━━ DATA SEGMENT ━━

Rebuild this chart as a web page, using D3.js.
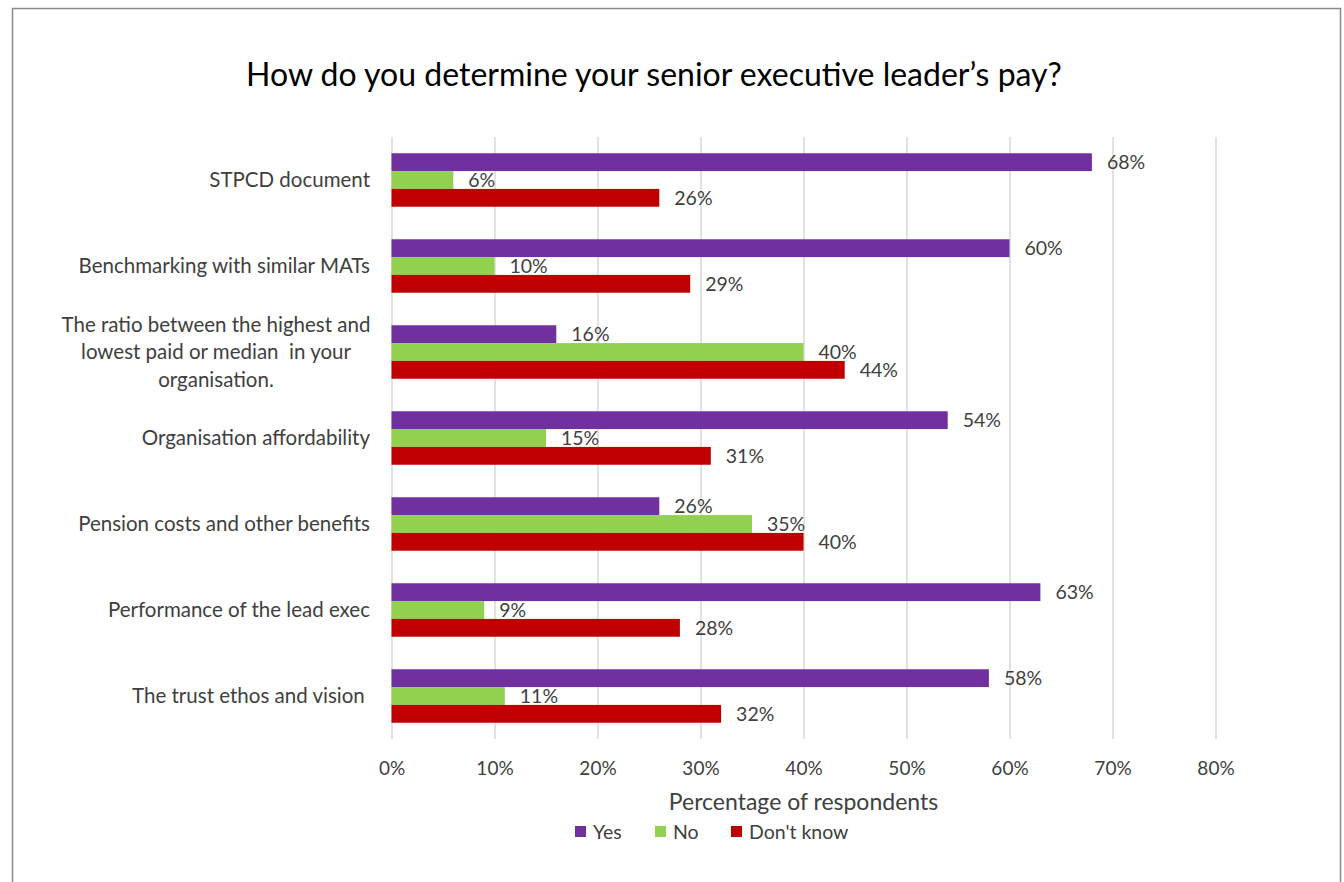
<!DOCTYPE html>
<html>
<head>
<meta charset="utf-8">
<script src="https://cdn.jsdelivr.net/npm/d3@7"></script>
<style>
  html, body { margin: 0; padding: 0; background: #fff; }
  svg { display: block; font-family: Lato, "Open Sans", sans-serif; }
</style>
</head>
<body>
<svg id="chart" width="1344" height="882"></svg>
<script>
// Survey: how senior executive leader's pay is determined
const categories = [
  ["STPCD document"],
  ["Benchmarking with similar MATs"],
  ["The ratio between the highest and", "lowest paid or median  in your", "organisation."],
  ["Organisation affordability"],
  ["Pension costs and other benefits"],
  ["Performance of the lead exec"],
  ["The trust ethos and vision "]
];
const seriesNames = ["Yes", "No", "Don't know"];
const yesValues = [68, 60, 16, 54, 26, 63, 58];
const noValues = [6, 10, 40, 15, 35, 9, 11];
const dontKnowValues = [26, 29, 44, 31, 40, 28, 32];
const xTicks = [0, 10, 20, 30, 40, 50, 60, 70, 80];
const colors = ["#7030A0", "#92D050", "#C00000"];

const series = [yesValues, noValues, dontKnowValues];

const svg = d3.select("#chart");
const W = 1344, H = 882;
const plot = { left: 391.5, right: 1215.5, top: 137, bottom: 739 };

// chart frame
svg.append("path")
  .attr("d", `M12.5,${H + 2} V8.5 H1340.5 V${H + 2}`)
  .attr("fill", "none").attr("stroke", "#8a8a8a").attr("stroke-width", 1.5);

const x = d3.scaleLinear().domain([0, 80]).range([plot.left, plot.right]);
const y = d3.scaleBand().domain(d3.range(categories.length))
  .range([plot.top, plot.bottom]).paddingInner(0.378).paddingOuter(0.189);
const ySub = d3.scaleBand().domain(d3.range(series.length)).range([0, y.bandwidth()]);

// title
svg.append("text")
  .attr("x", 654).attr("y", 86)
  .attr("text-anchor", "middle")
  .attr("font-size", 32).attr("fill", "#000")
  .text("How do you determine your senior executive leader’s pay?");

// vertical gridlines
const xAxis = d3.axisBottom(x).tickValues(xTicks).tickFormat(d => d + "%")
  .tickSize(-(plot.bottom - plot.top)).tickPadding(26);
const gx = svg.append("g").attr("transform", `translate(0,${plot.bottom})`).call(xAxis);
gx.select(".domain").remove();
gx.selectAll(".tick line").attr("stroke", "#d9d9d9").attr("stroke-width", 1.5);
gx.selectAll(".tick text").attr("font-size", 19).attr("fill", "#404040")
  .attr("font-family", "Lato, sans-serif").attr("dy", "0.55em");

// bars
series.forEach((vals, si) => {
  svg.append("g").selectAll("rect").data(vals).join("rect")
    .attr("x", x(0))
    .attr("y", (d, i) => y(i) + ySub(si))
    .attr("width", d => x(d) - x(0))
    .attr("height", ySub.bandwidth())
    .attr("fill", colors[si]);
  svg.append("g").selectAll("text").data(vals).join("text")
    .attr("x", d => x(d) + 15)
    .attr("y", (d, i) => y(i) + ySub(si) + ySub.bandwidth() / 2)
    .attr("dy", "0.36em")
    .attr("font-size", 19.5).attr("fill", "#404040")
    .text(d => d + "%");
});

// category labels
categories.forEach((lines, i) => {
  const cy = y(i) + y.bandwidth() / 2;
  if (lines.length === 1) {
    svg.append("text")
      .attr("x", 370).attr("y", cy).attr("dy", "0.36em")
      .attr("text-anchor", "end").attr("font-size", 20.5).attr("fill", "#404040")
      .attr("xml:space", "preserve")
      .text(lines[0]);
  } else {
    const lh = 27.5;
    lines.forEach((ln, j) => {
      svg.append("text")
        .attr("x", 216).attr("y", cy + (j - (lines.length - 1) / 2) * lh).attr("dy", "0.36em")
        .attr("text-anchor", "middle").attr("font-size", 20.5).attr("fill", "#404040")
        .attr("xml:space", "preserve")
        .text(ln);
    });
  }
});

// axis title
svg.append("text")
  .attr("x", (plot.left + plot.right) / 2).attr("y", 802).attr("dy", "0.36em")
  .attr("text-anchor", "middle").attr("font-size", 23).attr("fill", "#404040")
  .text("Percentage of respondents");

// legend
const legendX = [575, 655, 731];
const lg = svg.append("g");
seriesNames.forEach((name, i) => {
  lg.append("rect").attr("x", legendX[i]).attr("y", 826).attr("width", 11).attr("height", 11)
    .attr("fill", colors[i]);
  lg.append("text").attr("x", legendX[i] + 18).attr("y", 832).attr("dy", "0.36em")
    .attr("font-size", 19.5).attr("fill", "#404040").text(name);
});
</script>
</body>
</html>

━━━

- [YOUR TASK]
Restate the data above word for word. Skip every picture.

- [WORKED SOLUTION]
Rebuild this chart as a web page, using D3.js.
<!DOCTYPE html>
<html>
<head>
<meta charset="utf-8">
<script src="https://cdn.jsdelivr.net/npm/d3@7"></script>
<style>
  html, body { margin: 0; padding: 0; background: #fff; }
  svg { display: block; font-family: Lato, "Open Sans", sans-serif; }
</style>
</head>
<body>
<svg id="chart" width="1344" height="882"></svg>
<script>
// Survey: how senior executive leader's pay is determined
const categories = [
  ["STPCD document"],
  ["Benchmarking with similar MATs"],
  ["The ratio between the highest and", "lowest paid or median  in your", "organisation."],
  ["Organisation affordability"],
  ["Pension costs and other benefits"],
  ["Performance of the lead exec"],
  ["The trust ethos and vision "]
];
const seriesNames = ["Yes", "No", "Don't know"];
const yesValues = [68, 60, 16, 54, 26, 63, 58];
const noValues = [6, 10, 40, 15, 35, 9, 11];
const dontKnowValues = [26, 29, 44, 31, 40, 28, 32];
const xTicks = [0, 10, 20, 30, 40, 50, 60, 70, 80];
const colors = ["#7030A0", "#92D050", "#C00000"];

const series = [yesValues, noValues, dontKnowValues];

const svg = d3.select("#chart");
const W = 1344, H = 882;
const plot = { left: 391.5, right: 1215.5, top: 137, bottom: 739 };

// chart frame
svg.append("path")
  .attr("d", `M12.5,${H + 2} V8.5 H1340.5 V${H + 2}`)
  .attr("fill", "none").attr("stroke", "#8a8a8a").attr("stroke-width", 1.5);

const x = d3.scaleLinear().domain([0, 80]).range([plot.left, plot.right]);
const y = d3.scaleBand().domain(d3.range(categories.length))
  .range([plot.top, plot.bottom]).paddingInner(0.378).paddingOuter(0.189);
const ySub = d3.scaleBand().domain(d3.range(series.length)).range([0, y.bandwidth()]);

// title
svg.append("text")
  .attr("x", 654).attr("y", 86)
  .attr("text-anchor", "middle")
  .attr("font-size", 32).attr("fill", "#000")
  .text("How do you determine your senior executive leader’s pay?");

// vertical gridlines
const xAxis = d3.axisBottom(x).tickValues(xTicks).tickFormat(d => d + "%")
  .tickSize(-(plot.bottom - plot.top)).tickPadding(26);
const gx = svg.append("g").attr("transform", `translate(0,${plot.bottom})`).call(xAxis);
gx.select(".domain").remove();
gx.selectAll(".tick line").attr("stroke", "#d9d9d9").attr("stroke-width", 1.5);
gx.selectAll(".tick text").attr("font-size", 19).attr("fill", "#404040")
  .attr("font-family", "Lato, sans-serif").attr("dy", "0.55em");

// bars
series.forEach((vals, si) => {
  svg.append("g").selectAll("rect").data(vals).join("rect")
    .attr("x", x(0))
    .attr("y", (d, i) => y(i) + ySub(si))
    .attr("width", d => x(d) - x(0))
    .attr("height", ySub.bandwidth())
    .attr("fill", colors[si]);
  svg.append("g").selectAll("text").data(vals).join("text")
    .attr("x", d => x(d) + 15)
    .attr("y", (d, i) => y(i) + ySub(si) + ySub.bandwidth() / 2)
    .attr("dy", "0.36em")
    .attr("font-size", 19.5).attr("fill", "#404040")
    .text(d => d + "%");
});

// category labels
categories.forEach((lines, i) => {
  const cy = y(i) + y.bandwidth() / 2;
  if (lines.length === 1) {
    svg.append("text")
      .attr("x", 370).attr("y", cy).attr("dy", "0.36em")
      .attr("text-anchor", "end").attr("font-size", 20.5).attr("fill", "#404040")
      .attr("xml:space", "preserve")
      .text(lines[0]);
  } else {
    const lh = 27.5;
    lines.forEach((ln, j) => {
      svg.append("text")
        .attr("x", 216).attr("y", cy + (j - (lines.length - 1) / 2) * lh).attr("dy", "0.36em")
        .attr("text-anchor", "middle").attr("font-size", 20.5).attr("fill", "#404040")
        .attr("xml:space", "preserve")
        .text(ln);
    });
  }
});

// axis title
svg.append("text")
  .attr("x", (plot.left + plot.right) / 2).attr("y", 802).attr("dy", "0.36em")
  .attr("text-anchor", "middle").attr("font-size", 23).attr("fill", "#404040")
  .text("Percentage of respondents");

// legend
const legendX = [575, 655, 731];
const lg = svg.append("g");
seriesNames.forEach((name, i) => {
  lg.append("rect").attr("x", legendX[i]).attr("y", 826).attr("width", 11).attr("height", 11)
    .attr("fill", colors[i]);
  lg.append("text").attr("x", legendX[i] + 18).attr("y", 832).attr("dy", "0.36em")
    .attr("font-size", 19.5).attr("fill", "#404040").text(name);
});
</script>
</body>
</html>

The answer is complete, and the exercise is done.